Reproduce each line from the records that holds "HTML".

--- Extracted material ---

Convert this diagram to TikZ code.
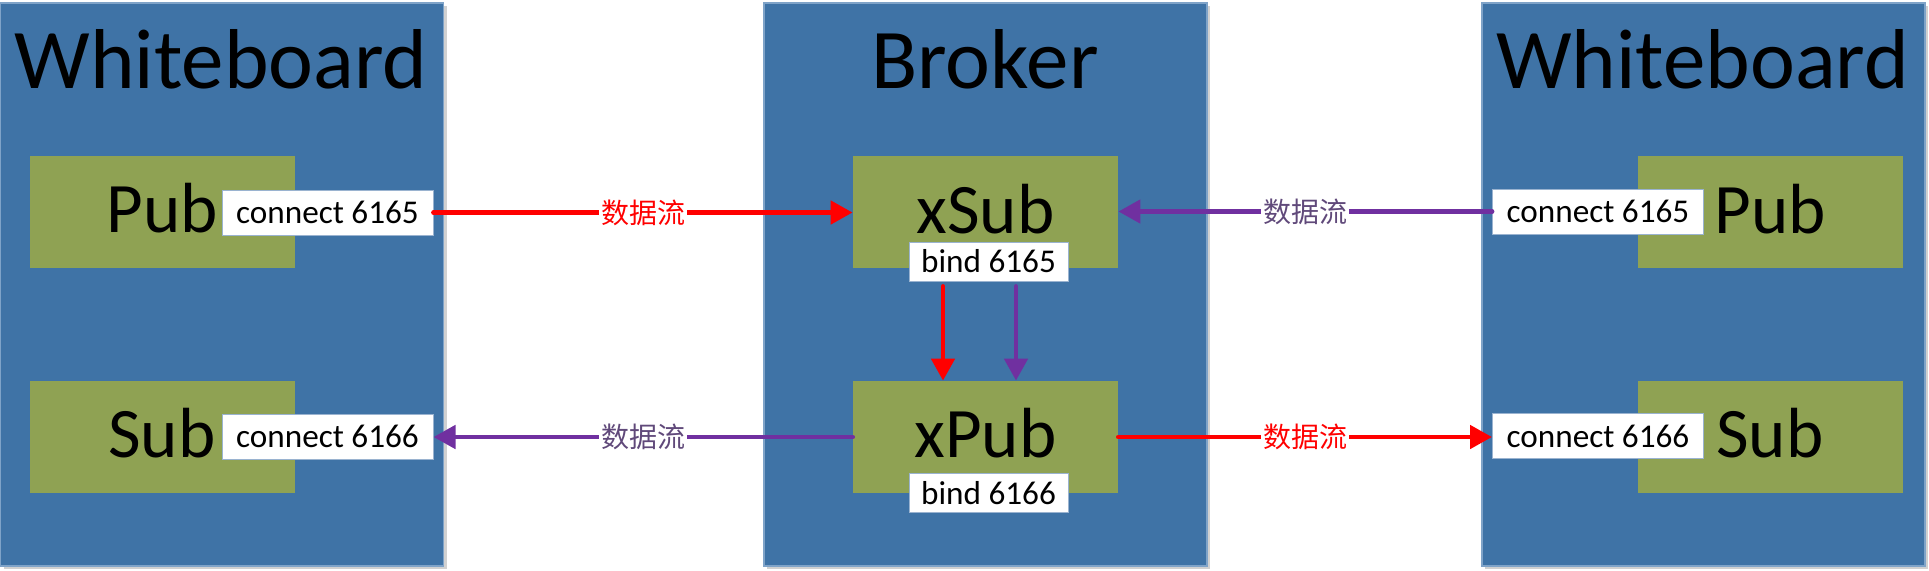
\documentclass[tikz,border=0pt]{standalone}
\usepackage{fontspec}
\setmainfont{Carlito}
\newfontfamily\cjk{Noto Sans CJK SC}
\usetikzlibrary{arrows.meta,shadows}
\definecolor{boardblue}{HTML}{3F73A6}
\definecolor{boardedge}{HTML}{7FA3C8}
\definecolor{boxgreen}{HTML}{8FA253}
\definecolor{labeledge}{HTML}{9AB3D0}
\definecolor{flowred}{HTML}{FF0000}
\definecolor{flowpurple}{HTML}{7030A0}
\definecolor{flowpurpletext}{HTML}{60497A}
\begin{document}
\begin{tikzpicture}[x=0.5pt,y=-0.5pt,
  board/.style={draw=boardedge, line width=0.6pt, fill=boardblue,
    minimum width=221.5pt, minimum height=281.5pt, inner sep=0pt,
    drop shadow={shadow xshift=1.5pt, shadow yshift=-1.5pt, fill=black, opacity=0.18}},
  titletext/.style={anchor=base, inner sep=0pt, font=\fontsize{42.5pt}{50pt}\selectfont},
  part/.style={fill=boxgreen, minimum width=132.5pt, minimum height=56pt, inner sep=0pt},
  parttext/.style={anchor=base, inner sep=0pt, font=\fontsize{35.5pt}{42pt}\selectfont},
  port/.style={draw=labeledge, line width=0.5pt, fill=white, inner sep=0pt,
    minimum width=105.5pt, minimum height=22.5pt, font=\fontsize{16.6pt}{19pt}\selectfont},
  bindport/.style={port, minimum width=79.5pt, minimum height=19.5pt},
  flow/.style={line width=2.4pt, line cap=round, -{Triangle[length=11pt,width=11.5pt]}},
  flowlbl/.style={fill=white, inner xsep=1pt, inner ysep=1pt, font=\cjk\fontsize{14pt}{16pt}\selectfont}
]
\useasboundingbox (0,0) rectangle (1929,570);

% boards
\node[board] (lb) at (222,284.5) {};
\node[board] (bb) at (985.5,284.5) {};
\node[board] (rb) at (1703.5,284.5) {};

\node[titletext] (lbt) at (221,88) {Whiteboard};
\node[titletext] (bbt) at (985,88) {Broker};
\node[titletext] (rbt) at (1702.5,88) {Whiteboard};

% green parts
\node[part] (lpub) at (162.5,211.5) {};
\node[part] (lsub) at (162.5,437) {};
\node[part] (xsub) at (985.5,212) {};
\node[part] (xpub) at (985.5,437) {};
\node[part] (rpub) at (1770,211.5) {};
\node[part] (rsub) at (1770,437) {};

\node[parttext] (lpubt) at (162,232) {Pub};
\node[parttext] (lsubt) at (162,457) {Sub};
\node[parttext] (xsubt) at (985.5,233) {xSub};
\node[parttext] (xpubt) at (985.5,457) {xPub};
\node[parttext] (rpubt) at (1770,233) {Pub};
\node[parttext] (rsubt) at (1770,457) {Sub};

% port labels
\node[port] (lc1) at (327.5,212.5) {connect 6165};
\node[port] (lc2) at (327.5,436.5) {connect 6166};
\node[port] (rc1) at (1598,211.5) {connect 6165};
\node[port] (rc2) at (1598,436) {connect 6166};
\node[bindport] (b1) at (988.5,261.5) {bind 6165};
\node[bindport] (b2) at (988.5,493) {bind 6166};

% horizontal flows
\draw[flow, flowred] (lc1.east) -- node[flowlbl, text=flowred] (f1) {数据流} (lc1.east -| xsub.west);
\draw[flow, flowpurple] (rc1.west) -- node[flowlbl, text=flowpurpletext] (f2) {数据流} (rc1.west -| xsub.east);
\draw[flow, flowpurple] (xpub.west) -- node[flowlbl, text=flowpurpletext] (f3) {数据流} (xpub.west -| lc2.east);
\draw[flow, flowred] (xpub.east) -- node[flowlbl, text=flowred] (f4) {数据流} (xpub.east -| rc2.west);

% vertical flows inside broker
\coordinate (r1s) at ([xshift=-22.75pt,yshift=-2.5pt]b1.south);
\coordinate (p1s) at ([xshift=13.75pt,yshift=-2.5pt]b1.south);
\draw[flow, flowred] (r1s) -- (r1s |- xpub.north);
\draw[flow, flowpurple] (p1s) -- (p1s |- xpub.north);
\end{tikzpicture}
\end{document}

---
--- Extracted material ---

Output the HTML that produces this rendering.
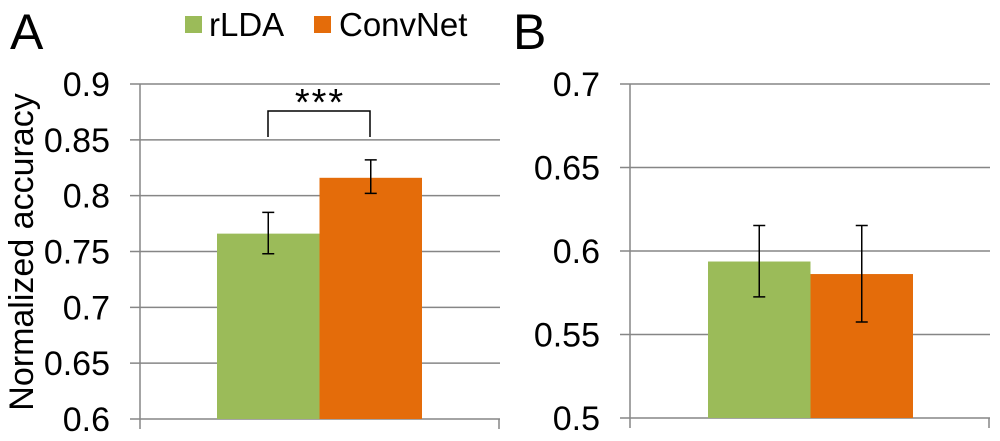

---

* Output below *
\definecolor{boardblue}{HTML}{3F73A6}
\definecolor{boardedge}{HTML}{7FA3C8}
\definecolor{boxgreen}{HTML}{8FA253}
\definecolor{labeledge}{HTML}{9AB3D0}
\definecolor{flowred}{HTML}{FF0000}
\definecolor{flowpurple}{HTML}{7030A0}
\definecolor{flowpurpletext}{HTML}{60497A}
Output the HTML that produces this rendering.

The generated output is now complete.